Work out how many lines in the listing below include the word "Output". Give nothing but the number.

>> START Record set

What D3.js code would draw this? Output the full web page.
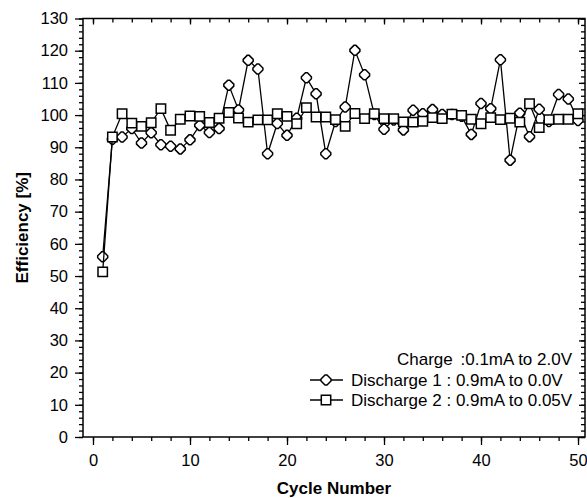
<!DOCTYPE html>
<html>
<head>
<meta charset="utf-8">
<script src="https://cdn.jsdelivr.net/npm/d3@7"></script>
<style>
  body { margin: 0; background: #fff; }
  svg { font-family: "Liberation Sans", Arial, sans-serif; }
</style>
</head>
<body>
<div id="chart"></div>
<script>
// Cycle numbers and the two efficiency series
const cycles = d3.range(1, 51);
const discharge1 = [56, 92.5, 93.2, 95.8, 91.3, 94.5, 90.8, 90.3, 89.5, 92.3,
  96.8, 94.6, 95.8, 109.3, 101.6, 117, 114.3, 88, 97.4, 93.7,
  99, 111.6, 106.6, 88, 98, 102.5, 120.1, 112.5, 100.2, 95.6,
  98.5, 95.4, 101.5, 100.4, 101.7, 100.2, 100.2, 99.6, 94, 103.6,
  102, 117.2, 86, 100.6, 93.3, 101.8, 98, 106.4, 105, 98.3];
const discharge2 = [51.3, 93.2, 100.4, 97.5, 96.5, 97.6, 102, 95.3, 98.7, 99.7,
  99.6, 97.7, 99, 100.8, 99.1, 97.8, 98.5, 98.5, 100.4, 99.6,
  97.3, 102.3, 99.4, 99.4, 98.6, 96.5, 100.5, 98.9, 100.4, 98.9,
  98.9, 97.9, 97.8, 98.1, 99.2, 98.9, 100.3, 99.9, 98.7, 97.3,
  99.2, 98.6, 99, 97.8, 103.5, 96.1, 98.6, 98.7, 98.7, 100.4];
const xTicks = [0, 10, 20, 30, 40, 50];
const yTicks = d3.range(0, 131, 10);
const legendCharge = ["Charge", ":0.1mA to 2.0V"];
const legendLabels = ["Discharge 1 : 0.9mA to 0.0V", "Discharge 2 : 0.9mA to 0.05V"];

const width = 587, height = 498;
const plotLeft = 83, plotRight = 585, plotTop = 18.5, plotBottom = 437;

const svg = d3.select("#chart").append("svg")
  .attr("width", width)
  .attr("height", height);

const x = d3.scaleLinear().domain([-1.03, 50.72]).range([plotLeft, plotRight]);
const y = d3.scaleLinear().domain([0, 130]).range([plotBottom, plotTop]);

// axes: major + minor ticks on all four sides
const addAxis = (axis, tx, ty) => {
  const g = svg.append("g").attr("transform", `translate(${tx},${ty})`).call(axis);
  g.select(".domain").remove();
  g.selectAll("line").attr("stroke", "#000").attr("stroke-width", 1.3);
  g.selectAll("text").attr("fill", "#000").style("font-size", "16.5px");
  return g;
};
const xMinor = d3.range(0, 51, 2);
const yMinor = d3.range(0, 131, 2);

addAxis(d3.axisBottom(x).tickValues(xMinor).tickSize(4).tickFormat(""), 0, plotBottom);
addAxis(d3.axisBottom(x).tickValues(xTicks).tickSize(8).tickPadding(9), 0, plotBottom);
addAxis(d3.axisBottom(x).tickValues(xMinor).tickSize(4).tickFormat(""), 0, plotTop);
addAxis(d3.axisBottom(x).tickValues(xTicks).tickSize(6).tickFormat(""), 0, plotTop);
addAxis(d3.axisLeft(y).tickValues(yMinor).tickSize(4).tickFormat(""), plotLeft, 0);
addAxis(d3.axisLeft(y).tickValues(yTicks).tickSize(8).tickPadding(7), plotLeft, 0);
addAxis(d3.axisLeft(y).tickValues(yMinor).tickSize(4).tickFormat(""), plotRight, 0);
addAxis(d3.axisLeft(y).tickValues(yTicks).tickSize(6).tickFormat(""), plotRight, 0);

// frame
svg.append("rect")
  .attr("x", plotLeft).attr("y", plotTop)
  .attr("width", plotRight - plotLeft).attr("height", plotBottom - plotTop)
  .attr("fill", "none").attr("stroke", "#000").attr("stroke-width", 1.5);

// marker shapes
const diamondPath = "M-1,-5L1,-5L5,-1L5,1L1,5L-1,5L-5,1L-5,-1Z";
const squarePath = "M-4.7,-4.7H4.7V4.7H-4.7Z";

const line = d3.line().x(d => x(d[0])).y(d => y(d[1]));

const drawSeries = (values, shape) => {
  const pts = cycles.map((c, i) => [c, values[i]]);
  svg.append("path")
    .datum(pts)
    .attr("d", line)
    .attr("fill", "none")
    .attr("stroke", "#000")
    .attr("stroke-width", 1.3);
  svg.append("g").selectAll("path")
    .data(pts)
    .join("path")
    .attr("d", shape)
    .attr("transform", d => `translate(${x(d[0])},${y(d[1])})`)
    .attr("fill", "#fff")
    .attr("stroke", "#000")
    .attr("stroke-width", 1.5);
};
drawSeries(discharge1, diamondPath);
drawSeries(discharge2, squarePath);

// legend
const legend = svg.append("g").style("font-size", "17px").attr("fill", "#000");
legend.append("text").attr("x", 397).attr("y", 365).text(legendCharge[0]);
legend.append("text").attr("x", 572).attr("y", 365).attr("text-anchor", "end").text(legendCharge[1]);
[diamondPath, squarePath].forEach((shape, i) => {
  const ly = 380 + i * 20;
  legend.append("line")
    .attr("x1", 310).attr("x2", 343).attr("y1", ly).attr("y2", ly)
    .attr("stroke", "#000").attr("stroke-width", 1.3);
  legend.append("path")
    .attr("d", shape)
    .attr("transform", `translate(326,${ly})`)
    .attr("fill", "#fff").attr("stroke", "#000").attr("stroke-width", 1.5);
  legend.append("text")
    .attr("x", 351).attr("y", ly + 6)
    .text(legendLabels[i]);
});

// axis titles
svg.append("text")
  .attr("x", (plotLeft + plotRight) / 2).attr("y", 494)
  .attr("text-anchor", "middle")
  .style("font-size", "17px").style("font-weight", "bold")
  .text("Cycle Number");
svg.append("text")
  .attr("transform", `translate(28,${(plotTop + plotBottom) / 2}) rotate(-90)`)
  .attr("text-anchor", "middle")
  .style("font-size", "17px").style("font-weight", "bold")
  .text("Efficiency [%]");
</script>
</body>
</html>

>> END Record set
>> START Record set

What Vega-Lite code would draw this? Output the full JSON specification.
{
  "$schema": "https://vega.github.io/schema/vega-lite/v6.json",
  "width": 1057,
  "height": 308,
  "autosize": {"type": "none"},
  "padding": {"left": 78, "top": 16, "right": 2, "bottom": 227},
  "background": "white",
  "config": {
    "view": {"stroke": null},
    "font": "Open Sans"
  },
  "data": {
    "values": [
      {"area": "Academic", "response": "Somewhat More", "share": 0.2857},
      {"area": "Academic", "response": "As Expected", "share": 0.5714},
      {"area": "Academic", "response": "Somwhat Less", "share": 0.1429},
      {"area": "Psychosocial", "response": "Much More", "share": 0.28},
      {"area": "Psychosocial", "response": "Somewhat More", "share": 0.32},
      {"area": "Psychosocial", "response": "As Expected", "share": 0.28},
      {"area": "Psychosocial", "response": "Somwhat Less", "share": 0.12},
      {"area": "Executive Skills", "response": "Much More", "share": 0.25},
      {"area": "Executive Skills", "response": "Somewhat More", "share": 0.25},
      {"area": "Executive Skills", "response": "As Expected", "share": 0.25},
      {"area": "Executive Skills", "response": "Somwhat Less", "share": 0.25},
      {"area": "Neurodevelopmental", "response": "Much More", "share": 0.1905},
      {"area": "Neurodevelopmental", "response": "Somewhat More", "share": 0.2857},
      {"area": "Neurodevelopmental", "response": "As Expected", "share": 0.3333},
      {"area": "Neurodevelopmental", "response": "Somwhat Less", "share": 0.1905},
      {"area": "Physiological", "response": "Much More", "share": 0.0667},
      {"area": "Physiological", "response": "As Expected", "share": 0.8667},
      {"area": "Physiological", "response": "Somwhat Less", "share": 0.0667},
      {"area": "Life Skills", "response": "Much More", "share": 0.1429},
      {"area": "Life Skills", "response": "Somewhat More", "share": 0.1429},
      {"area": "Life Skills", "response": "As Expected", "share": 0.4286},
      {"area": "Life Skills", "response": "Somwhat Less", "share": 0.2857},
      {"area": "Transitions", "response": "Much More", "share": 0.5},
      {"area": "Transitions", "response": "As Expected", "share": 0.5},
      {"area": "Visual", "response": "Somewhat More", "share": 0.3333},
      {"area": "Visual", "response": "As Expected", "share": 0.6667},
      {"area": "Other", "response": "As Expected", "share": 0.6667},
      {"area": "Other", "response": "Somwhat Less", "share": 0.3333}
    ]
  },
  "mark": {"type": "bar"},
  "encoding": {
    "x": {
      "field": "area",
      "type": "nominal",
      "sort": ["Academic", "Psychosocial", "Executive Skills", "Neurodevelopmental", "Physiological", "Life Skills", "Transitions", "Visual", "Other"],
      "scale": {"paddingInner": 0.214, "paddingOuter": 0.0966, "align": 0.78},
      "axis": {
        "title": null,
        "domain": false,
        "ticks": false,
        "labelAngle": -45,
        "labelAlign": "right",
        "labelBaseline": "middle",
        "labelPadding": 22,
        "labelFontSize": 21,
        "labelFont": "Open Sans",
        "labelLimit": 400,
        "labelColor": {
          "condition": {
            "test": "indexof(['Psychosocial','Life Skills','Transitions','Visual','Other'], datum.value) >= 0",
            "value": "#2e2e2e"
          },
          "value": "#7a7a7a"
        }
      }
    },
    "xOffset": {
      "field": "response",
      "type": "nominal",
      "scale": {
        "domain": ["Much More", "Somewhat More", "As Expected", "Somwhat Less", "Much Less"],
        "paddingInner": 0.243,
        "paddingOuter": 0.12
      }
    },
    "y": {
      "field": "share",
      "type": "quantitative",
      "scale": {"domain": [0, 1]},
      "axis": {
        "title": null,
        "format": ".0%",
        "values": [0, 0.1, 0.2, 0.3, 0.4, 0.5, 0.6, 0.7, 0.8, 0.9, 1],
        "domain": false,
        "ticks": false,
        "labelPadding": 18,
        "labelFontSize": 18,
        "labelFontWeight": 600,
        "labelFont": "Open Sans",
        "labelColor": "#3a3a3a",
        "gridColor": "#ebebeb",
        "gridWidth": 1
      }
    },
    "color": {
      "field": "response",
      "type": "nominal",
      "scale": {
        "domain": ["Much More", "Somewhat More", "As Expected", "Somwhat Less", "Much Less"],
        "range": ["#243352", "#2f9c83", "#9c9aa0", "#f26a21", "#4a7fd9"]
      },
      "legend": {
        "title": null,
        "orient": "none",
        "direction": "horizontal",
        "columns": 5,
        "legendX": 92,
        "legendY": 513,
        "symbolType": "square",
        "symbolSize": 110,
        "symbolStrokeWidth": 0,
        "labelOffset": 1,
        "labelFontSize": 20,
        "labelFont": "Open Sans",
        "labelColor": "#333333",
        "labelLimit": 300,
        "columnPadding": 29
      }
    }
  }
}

>> END Record set

Solution for this problem:
2